21 julio, 2009

FANTASMAS


En la estancia, al fondo, colocado para ser rozado por las cuidadas cortinas, orientado con objeto de que la luz le otorgue un brillo mayor, hay un piano. Desocupado.

La última partitura se halla desparramada sobre las teclas blancas y negras, en un equilibrio peligroso y carente de vigor.

La madera que cubre el suelo se encuentra astillada y se cuenta por decenas el tiempo que no ha sido convenientemente acuchillado.

Los techos son altísimos y la humedad se ha apoderado de varios rincones, dibujando amorfas imágenes que parecen evocar rostros humanos, diletantes, agonizantes... incorruptibles.

En la antigua repisa de la cómoda dieciochesca, un trofeo cuya plata está cochambrosa y una pantalla de polvo que recubre una exigua bandeja de cerámica cuyas asas se encuentran rotas.

Sobre la larguísima mesa que ocupa el centro de la sala, alguien ha dejado un libro de poemas abierto, aproximadamente, por su mitad.

Byron. Su Manfredo.

A los márgenes, y con el carboncillo del lápiz con el que fueron escritas casi borradas, anotaciones de un idioma incomprensible y hechas en trazo grácil.

Algunas sillas parecen ligeramente desalineadas respecto del conjunto.

El retrato de la que asemeja ser la vieja matriarca de la familia, torcido, preside el muro central, adornado por dos columnas jónicas.

El fantasma pasea tranquilo. Ajeno al tiempo y a la realidad.

La partitura se recompone y la sonata arranca, rompiendo, intimidatoria, el silencio.

Un grupo de tres muchachos, mientras, camina sin rumbo fijo.

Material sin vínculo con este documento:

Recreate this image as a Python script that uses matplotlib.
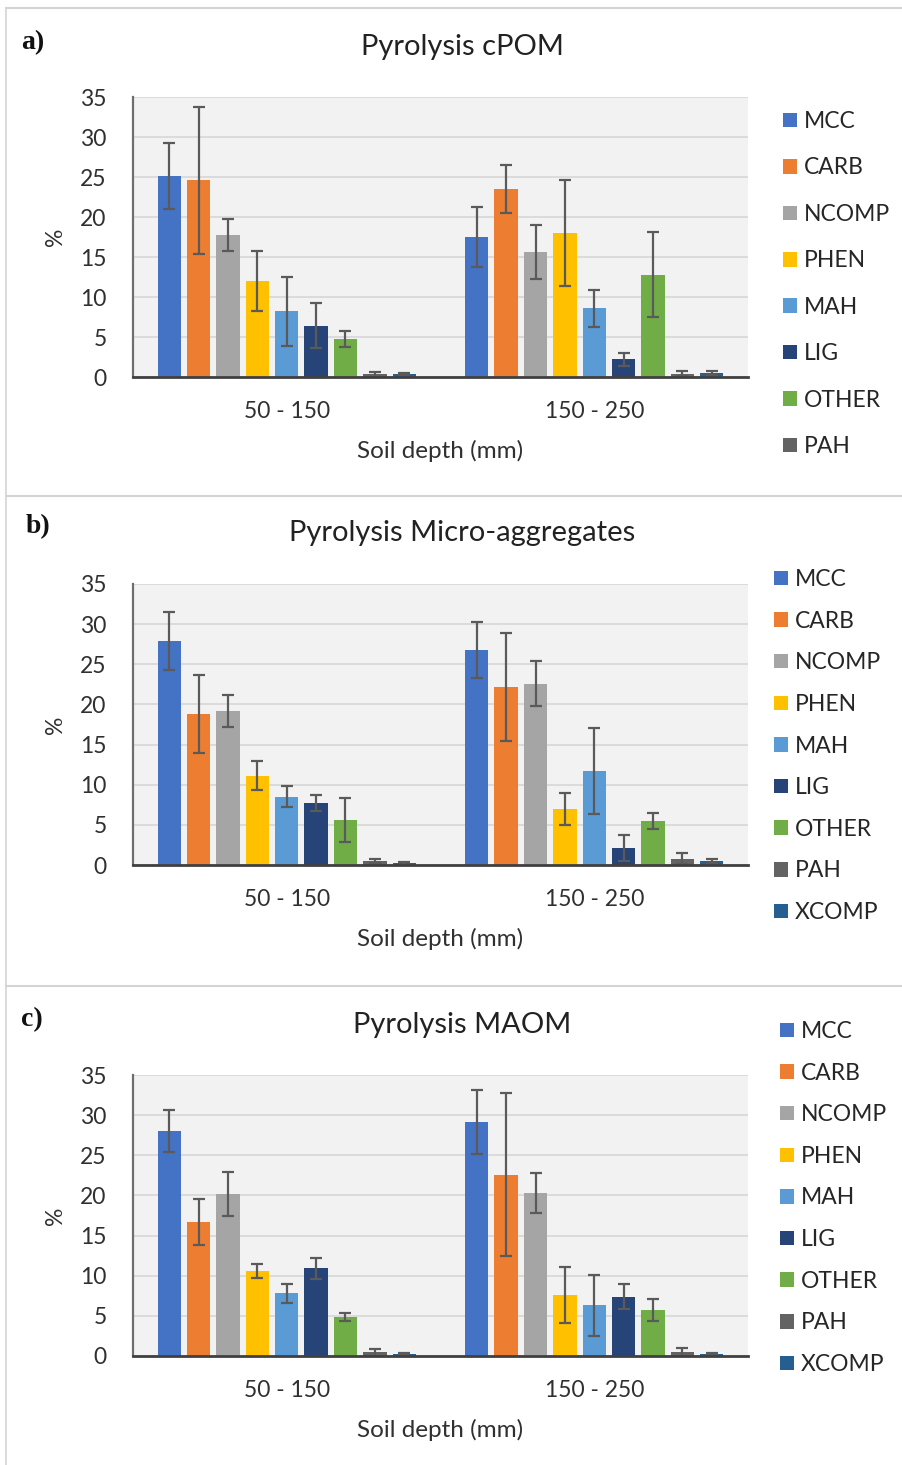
import numpy as np
import matplotlib
matplotlib.use("Agg")
import matplotlib.pyplot as plt
from matplotlib.lines import Line2D

plt.rcParams['font.family'] = ['Lato', 'DejaVu Sans']

# ---- data -------------------------------------------------------------
depths = ["50 - 150", "150 - 250"]
compounds = ["MCC", "CARB", "NCOMP", "PHEN", "MAH", "LIG", "OTHER", "PAH", "XCOMP"]
colors = ["#4472C4", "#ED7D31", "#A5A5A5", "#FFC000", "#5B9BD5",
          "#264478", "#70AD47", "#636363", "#255E91"]

# Pyrolysis cPOM (mean, sd) per depth
cpom_mean_50 = [25.1, 24.6, 17.7, 12.0, 8.2, 6.4, 4.7, 0.35, 0.35]
cpom_sd_50 = [4.1, 9.2, 2.0, 3.8, 4.3, 2.8, 1.0, 0.3, 0.15]
cpom_mean_150 = [17.5, 23.5, 15.6, 18.0, 8.6, 2.2, 12.8, 0.4, 0.5]
cpom_sd_150 = [3.7, 3.0, 3.4, 6.6, 2.3, 0.8, 5.3, 0.3, 0.3]

# Pyrolysis micro-aggregates
micro_mean_50 = [27.9, 18.8, 19.2, 11.1, 8.5, 7.7, 5.6, 0.5, 0.2]
micro_sd_50 = [3.6, 4.9, 2.0, 1.8, 1.3, 1.0, 2.7, 0.25, 0.2]
micro_mean_150 = [26.8, 22.2, 22.6, 7.0, 11.7, 2.1, 5.5, 0.8, 0.5]
micro_sd_150 = [3.5, 6.7, 2.8, 2.0, 5.4, 1.6, 1.0, 0.65, 0.3]

# Pyrolysis MAOM
maom_mean_50 = [28.0, 16.7, 20.2, 10.6, 7.8, 10.9, 4.85, 0.45, 0.25]
maom_sd_50 = [2.6, 2.9, 2.7, 0.9, 1.2, 1.3, 0.45, 0.4, 0.1]
maom_mean_150 = [29.1, 22.6, 20.3, 7.55, 6.3, 7.4, 5.7, 0.45, 0.25]
maom_sd_150 = [4.0, 10.1, 2.5, 3.5, 3.8, 1.6, 1.4, 0.55, 0.15]

yticks = [0, 5, 10, 15, 20, 25, 30, 35]

panels = [
    ("a)", "Pyrolysis cPOM",
     [cpom_mean_50, cpom_mean_150], [cpom_sd_50, cpom_sd_150], 8),
    ("b)", "Pyrolysis Micro-aggregates",
     [micro_mean_50, micro_mean_150], [micro_sd_50, micro_sd_150], 9),
    ("c)", "Pyrolysis MAOM",
     [maom_mean_50, maom_mean_150], [maom_sd_50, maom_sd_150], 9),
]

# ---- layout (pixels) --------------------------------------------------
W, H = 902, 1465
fig = plt.figure(figsize=(W / 100, H / 100), dpi=100)
fig.patch.set_facecolor("white")

def fx(x):
    return x / W

def fy(y):
    return 1 - y / H

axes_px = [(133, 97, 748, 377), (133, 584, 748, 865), (133, 1075, 748, 1356)]
title_y = [47, 533, 1025]
label_xy = [(21, 43), (26, 527), (21, 1020)]
legend_xy = [(783, 111), (774, 569), (780, 1021)]
legend_spacing = [1.11, 0.90, 0.90]

TXT = "#303030"

# panel frame lines
frame = "#D4D4D4"
fig.add_artist(Line2D([fx(5.5), fx(5.5)], [fy(8), fy(H)], color=frame, lw=1.2,
                      transform=fig.transFigure))
for yy in (8, 495.5, 985.5):
    fig.add_artist(Line2D([fx(5.5), fx(W)], [fy(yy), fy(yy)], color=frame, lw=1.5,
                          transform=fig.transFigure))

slot = 0.0955
width = 0.076
x = np.arange(len(depths))
offsets = (np.arange(len(compounds)) - (len(compounds) - 1) / 2) * slot

for i, (tag, title, means, sds, n_leg) in enumerate(panels):
    l, t, r, b = axes_px[i]
    ax = fig.add_axes([fx(l), fy(b), (r - l) / W, (b - t) / H])
    ax.set_facecolor("#F2F2F2")
    ax.set_axisbelow(True)
    ax.yaxis.grid(True, color="#D9D9D9", lw=1.3)
    bars = []
    for k, comp in enumerate(compounds):
        vals = [means[0][k], means[1][k]]
        errs = [sds[0][k], sds[1][k]]
        bc = ax.bar(x + offsets[k], vals, width, yerr=errs, color=colors[k],
                    label=comp,
                    error_kw=dict(ecolor="#5A5A5A", elinewidth=1.6,
                                  capsize=4.5, capthick=1.6))
        bars.append(bc)
    ax.set_xlim(-0.5, 1.5)
    ax.set_ylim(0, 35)
    ax.set_yticks(yticks)
    ax.set_xticks(x)
    ax.set_xticklabels(depths)
    ax.tick_params(axis="both", length=0, labelsize=16.5, colors=TXT)
    ax.tick_params(axis="y", pad=19)
    ax.tick_params(axis="x", pad=17)
    for s in ("top", "right"):
        ax.spines[s].set_visible(False)
    ax.spines["left"].set_color("#6E6E6E")
    ax.spines["left"].set_linewidth(1.6)
    ax.spines["bottom"].set_color("#404040")
    ax.spines["bottom"].set_linewidth(2.0)
    ax.set_ylabel("%", fontsize=16.5, color=TXT, labelpad=10)
    ax.set_xlabel("Soil depth (mm)", fontsize=17.5, color=TXT, labelpad=13)

    fig.text(fx(462), fy(title_y[i]), title, ha="center", va="center",
             fontsize=21, color="#222222")
    fig.text(fx(label_xy[i][0]), fy(label_xy[i][1]), tag, ha="left", va="center",
             fontsize=20, fontweight="bold", family="Liberation Serif",
             color="#111111")

    lx, ly = legend_xy[i]
    ax.legend(handles=bars[:n_leg], loc="upper left",
              bbox_to_anchor=(fx(lx), fy(ly)), bbox_transform=fig.transFigure,
              frameon=False, fontsize=16.5, handlelength=0.6, handleheight=0.6,
              handletextpad=0.3, labelspacing=legend_spacing[i], borderpad=0,
              borderaxespad=0, labelcolor="#262626")

fig.savefig("out.png", dpi=100, facecolor="white")
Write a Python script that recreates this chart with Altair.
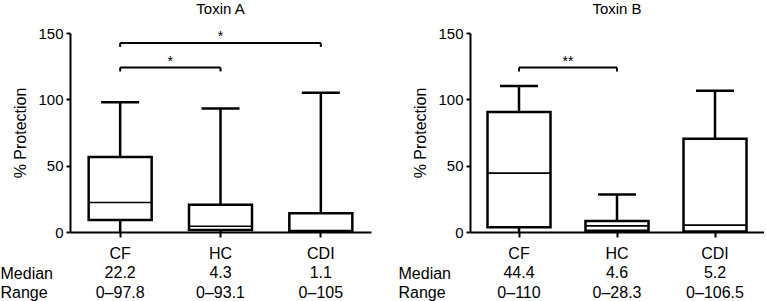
import altair as alt
import pandas as pd

FONT = "Liberation Sans"
groups = ["CF", "HC", "CDI"]

# Toxin A box statistics
a_min = [0, 0, 0]
a_q1 = [9, 1.5, 0.5]
a_median = [22.2, 4.3, 1.1]
a_q3 = [56.5, 20.5, 14.2]
a_max = [97.8, 93.1, 105]
a_median_txt = ["22.2", "4.3", "1.1"]
a_range_txt = ["0–97.8", "0–93.1", "0–105"]

# Toxin B box statistics
b_min = [0, 0, 0]
b_q1 = [3.5, 1.0, 0.3]
b_median = [44.4, 4.6, 5.2]
b_q3 = [90.5, 8.3, 70.2]
b_max = [110, 28.3, 106.5]
b_median_txt = ["44.4", "4.6", "5.2"]
b_range_txt = ["0–110", "0–28.3", "0–106.5"]

# significance brackets
a_br_start = ["CF", "CF"]
a_br_end = ["CDI", "HC"]
a_br_y = [142.5, 124]
a_br_label = ["*", "*"]

b_br_start = ["CF"]
b_br_end = ["HC"]
b_br_y = [124]
b_br_label = ["**"]

STAR_RAISE = 4.5
TICK_DROP = 3


def label_expr(med_txt, rng_txt):
    parts = []
    for g, m, r in zip(groups, med_txt, rng_txt):
        parts.append(f"datum.label == '{g}' ? ['{g}', '{m}', '{r}'] : ")
    return "".join(parts) + "datum.label"


def panel(title, mins, q1s, meds, q3s, maxs, med_txt, rng_txt,
          br_start, br_end, br_y, br_lab, width, height, row_title_x):
    df = pd.DataFrame({"group": groups, "min": mins, "q1": q1s,
                       "median": meds, "q3": q3s, "max": maxs})

    xscale = alt.Scale(type="band", domain=groups, paddingInner=0, paddingOuter=0)
    xaxis = alt.Axis(
        title=["Median", "Range"], titleX=row_title_x, titleY=46,
        titleAlign="left", titleBaseline="alphabetic", titleAngle=0,
        titleFontSize=16, titleFontWeight="normal", titleLineHeight=19.5,
        labelExpr=label_expr(med_txt, rng_txt), labelFontSize=16,
        labelLineHeight=19.5, labelPadding=8, labelAngle=0,
        labelAlign="center", labelBaseline="top",
        tickSize=5, tickWidth=2, domainWidth=2, grid=False,
    )
    yscale = alt.Scale(domain=[0, 150], nice=False, zero=True)
    yaxis = alt.Axis(
        values=[0, 50, 100, 150], title="% Protection", titleFontSize=16,
        titleFontWeight="normal", titlePadding=9, labelFontSize=15,
        tickSize=4, tickWidth=2, domainWidth=2, labelPadding=3, grid=False,
    )

    def X(field="group"):
        return alt.X(f"{field}:N", scale=xscale, axis=xaxis, sort=groups)

    def Y(field):
        return alt.Y(f"{field}:Q", scale=yscale, axis=yaxis)

    base = alt.Chart(df)
    boxes = base.mark_bar(width=63, fill="white", stroke="black", strokeWidth=2.5,
                          opacity=1).encode(x=X(), y=Y("q1"), y2="q3")
    upper = base.mark_rule(color="black", strokeWidth=2.5).encode(
        x=X(), y=Y("q3"), y2="max")
    lower = base.mark_rule(color="black", strokeWidth=2.5).encode(
        x=X(), y=Y("min"), y2="q1")
    caps = base.mark_tick(size=38, thickness=2.5, color="black", opacity=1).encode(
        x=X(), y=Y("max"))
    medians = base.mark_tick(size=63, thickness=1.6, color="black", opacity=1).encode(
        x=X(), y=Y("median"))

    br = pd.DataFrame({"start": br_start, "end": br_end, "y": br_y, "label": br_lab})
    bars_h = alt.Chart(br).mark_rule(color="black", strokeWidth=2).encode(
        x=alt.X("start:N", scale=xscale, axis=xaxis, sort=groups, bandPosition=0.5),
        x2=alt.X2("end:N", bandPosition=0.5),
        y=Y("y"))
    ends = pd.DataFrame({
        "cat": list(br_start) + list(br_end),
        "top": list(br_y) * 2,
    })
    ends["bot"] = ends["top"] - TICK_DROP
    bars_v = alt.Chart(ends).mark_rule(color="black", strokeWidth=2).encode(
        x=alt.X("cat:N", scale=xscale, axis=xaxis, sort=groups, bandPosition=0.5),
        y=Y("top"), y2="bot")

    # star position: midpoint of the bracket
    idx = {g: i for i, g in enumerate(groups)}
    mids = [(idx[s] + idx[e]) / 2 for s, e in zip(br_start, br_end)]
    st = pd.DataFrame({
        "cat": [groups[int(m)] for m in mids],
        "half": [m != int(m) for m in mids],
        "y": [v + STAR_RAISE for v in br_y],
        "label": br_lab,
    })
    stars_c = alt.Chart(st).transform_filter("!datum.half").mark_text(
        fontSize=14, baseline="middle", color="black").encode(
        x=alt.X("cat:N", scale=xscale, axis=xaxis, sort=groups, bandPosition=0.5),
        y=Y("y"), text="label:N")
    stars_h = alt.Chart(st).transform_filter("datum.half").mark_text(
        fontSize=14, baseline="middle", color="black").encode(
        x=alt.X("cat:N", scale=xscale, axis=xaxis, sort=groups, bandPosition=1.0),
        y=Y("y"), text="label:N")

    return alt.layer(boxes, upper, lower, caps, medians, bars_h, bars_v,
                     stars_c, stars_h).properties(
        width=width, height=height,
        title=alt.TitleParams(title, fontSize=15, fontWeight="normal", offset=9,
                              anchor="middle", font=FONT, color="black"),
    )


left = panel("Toxin A", a_min, a_q1, a_median, a_q3, a_max, a_median_txt, a_range_txt,
             a_br_start, a_br_end, a_br_y, a_br_label, 301, 199, -70)
right = panel("Toxin B", b_min, b_q1, b_median, b_q3, b_max, b_median_txt, b_range_txt,
              b_br_start, b_br_end, b_br_y, b_br_label, 294, 199, -72)

chart = alt.hconcat(left, right, spacing=27).properties(
    padding={"left": 0, "top": 2, "right": 0, "bottom": 0}
).configure(font=FONT).configure_view(stroke=None).configure_axis(
    labelFont=FONT, titleFont=FONT, labelColor="black", titleColor="black",
    domainColor="black", tickColor="black",
).configure_text(font=FONT)

chart.save("out.html", embed_options={"renderer": "svg", "actions": False})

Sus miradas se dirigen hacia el infinito, que refleja el final de sus días.

El sonido se apaga, dulcemente. La noche cae. El cuadro se reajusta y las sillas se recolocan.

El silencio se adueña de la estampa.

Y la madera cruje al soportar el peso de un alma errante.

Las hojas de la partitura cubren el suelo a los pies del piano.